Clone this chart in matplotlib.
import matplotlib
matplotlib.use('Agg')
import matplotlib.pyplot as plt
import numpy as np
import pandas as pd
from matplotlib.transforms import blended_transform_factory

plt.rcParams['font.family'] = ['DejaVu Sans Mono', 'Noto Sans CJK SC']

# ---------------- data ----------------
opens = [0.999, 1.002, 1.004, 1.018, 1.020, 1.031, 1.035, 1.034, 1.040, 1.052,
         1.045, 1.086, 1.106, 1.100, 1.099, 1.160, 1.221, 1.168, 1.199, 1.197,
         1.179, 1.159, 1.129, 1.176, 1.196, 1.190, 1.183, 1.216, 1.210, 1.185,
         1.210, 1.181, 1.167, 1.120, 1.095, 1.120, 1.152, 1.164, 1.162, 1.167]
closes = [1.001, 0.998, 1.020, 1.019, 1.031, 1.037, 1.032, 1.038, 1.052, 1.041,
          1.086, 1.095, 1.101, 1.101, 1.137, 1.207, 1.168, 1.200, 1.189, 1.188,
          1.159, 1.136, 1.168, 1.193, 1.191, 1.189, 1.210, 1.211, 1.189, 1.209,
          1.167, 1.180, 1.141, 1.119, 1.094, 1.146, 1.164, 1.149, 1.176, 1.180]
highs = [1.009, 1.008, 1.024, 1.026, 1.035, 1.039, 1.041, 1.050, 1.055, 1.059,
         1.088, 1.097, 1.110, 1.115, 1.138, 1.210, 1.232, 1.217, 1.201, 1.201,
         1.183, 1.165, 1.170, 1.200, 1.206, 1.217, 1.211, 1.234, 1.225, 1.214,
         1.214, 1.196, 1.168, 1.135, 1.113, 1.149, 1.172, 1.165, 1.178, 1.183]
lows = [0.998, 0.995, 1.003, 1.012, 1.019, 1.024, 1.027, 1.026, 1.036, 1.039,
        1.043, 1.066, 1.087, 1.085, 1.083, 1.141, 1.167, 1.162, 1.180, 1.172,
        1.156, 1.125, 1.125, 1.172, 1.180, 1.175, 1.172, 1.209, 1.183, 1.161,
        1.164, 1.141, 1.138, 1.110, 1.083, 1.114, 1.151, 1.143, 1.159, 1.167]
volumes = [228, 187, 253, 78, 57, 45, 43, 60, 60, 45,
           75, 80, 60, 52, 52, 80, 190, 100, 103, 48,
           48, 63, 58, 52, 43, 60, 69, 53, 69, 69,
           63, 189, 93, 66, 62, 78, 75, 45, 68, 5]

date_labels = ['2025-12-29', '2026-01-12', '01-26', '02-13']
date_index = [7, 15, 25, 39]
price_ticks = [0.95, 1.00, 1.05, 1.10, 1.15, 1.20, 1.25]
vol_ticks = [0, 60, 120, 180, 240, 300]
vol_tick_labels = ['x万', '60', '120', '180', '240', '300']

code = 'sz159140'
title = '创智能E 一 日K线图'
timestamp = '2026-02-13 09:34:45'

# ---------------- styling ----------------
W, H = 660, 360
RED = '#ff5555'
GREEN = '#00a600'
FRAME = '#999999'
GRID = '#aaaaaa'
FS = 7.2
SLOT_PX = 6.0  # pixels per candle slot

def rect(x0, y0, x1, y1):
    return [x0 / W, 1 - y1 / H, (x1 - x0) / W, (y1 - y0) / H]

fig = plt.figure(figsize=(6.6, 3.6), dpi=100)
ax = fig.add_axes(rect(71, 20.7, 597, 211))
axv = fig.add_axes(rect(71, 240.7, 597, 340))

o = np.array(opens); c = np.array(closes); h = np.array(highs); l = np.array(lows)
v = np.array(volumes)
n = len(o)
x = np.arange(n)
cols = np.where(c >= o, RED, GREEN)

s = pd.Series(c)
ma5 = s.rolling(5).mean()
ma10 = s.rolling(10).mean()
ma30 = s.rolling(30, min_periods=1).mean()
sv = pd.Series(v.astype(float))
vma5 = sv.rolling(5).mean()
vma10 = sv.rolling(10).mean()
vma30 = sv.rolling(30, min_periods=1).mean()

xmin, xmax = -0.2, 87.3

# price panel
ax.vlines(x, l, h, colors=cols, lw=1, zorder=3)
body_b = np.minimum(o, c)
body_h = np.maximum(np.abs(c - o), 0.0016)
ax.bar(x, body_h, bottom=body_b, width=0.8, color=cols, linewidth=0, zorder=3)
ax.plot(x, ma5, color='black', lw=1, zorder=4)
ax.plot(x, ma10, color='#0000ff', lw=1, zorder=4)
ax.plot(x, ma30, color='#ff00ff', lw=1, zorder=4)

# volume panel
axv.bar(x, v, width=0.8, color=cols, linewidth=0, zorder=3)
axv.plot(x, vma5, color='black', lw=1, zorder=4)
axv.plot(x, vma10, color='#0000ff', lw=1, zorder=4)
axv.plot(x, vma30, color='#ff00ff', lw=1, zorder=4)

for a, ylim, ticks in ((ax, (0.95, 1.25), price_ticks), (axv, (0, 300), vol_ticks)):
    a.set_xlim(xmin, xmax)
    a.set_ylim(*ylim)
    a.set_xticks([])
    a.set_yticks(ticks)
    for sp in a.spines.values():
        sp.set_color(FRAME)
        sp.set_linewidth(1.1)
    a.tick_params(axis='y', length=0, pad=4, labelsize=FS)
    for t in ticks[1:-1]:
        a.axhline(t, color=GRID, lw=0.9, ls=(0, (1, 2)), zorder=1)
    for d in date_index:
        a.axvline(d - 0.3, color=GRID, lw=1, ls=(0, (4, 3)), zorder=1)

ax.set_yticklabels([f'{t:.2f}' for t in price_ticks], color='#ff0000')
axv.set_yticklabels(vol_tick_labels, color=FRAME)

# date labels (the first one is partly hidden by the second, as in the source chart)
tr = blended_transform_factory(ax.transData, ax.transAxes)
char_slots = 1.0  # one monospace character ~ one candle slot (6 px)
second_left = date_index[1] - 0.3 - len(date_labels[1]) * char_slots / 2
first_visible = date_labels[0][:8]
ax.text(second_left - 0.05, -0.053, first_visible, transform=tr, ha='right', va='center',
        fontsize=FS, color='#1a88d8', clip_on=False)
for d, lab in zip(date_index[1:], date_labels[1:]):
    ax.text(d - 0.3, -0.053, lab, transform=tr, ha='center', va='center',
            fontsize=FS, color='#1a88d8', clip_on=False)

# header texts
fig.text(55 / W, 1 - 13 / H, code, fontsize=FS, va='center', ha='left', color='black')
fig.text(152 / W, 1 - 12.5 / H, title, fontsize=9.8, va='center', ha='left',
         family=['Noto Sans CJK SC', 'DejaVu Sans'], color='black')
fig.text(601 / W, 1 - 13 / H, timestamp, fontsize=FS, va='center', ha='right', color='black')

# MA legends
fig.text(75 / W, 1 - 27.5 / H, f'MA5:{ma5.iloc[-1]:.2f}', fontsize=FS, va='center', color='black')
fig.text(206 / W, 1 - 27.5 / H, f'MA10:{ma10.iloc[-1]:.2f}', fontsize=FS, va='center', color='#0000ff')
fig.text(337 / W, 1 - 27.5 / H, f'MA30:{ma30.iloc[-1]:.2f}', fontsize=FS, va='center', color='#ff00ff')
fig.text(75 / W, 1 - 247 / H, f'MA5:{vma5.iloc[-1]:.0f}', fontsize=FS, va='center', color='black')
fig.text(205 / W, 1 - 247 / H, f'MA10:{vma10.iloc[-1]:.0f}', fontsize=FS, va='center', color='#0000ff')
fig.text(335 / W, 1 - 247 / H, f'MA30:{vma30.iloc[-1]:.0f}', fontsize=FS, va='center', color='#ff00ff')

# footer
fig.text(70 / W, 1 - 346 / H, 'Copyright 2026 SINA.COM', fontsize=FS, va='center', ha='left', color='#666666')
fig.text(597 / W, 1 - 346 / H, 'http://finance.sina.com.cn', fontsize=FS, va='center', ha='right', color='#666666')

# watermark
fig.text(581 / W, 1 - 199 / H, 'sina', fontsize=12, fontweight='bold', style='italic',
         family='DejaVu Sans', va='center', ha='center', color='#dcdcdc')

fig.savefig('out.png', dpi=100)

What is being asked. Please repeat word for word the lines above that run from the beginning through the line containing "plt.rcParams['font.family'] = ['DejaVu", keeping both the first and that last line.

Answer for the task.
Clone this chart in matplotlib.
import matplotlib
matplotlib.use('Agg')
import matplotlib.pyplot as plt
import numpy as np
import pandas as pd
from matplotlib.transforms import blended_transform_factory

plt.rcParams['font.family'] = ['DejaVu Sans Mono', 'Noto Sans CJK SC']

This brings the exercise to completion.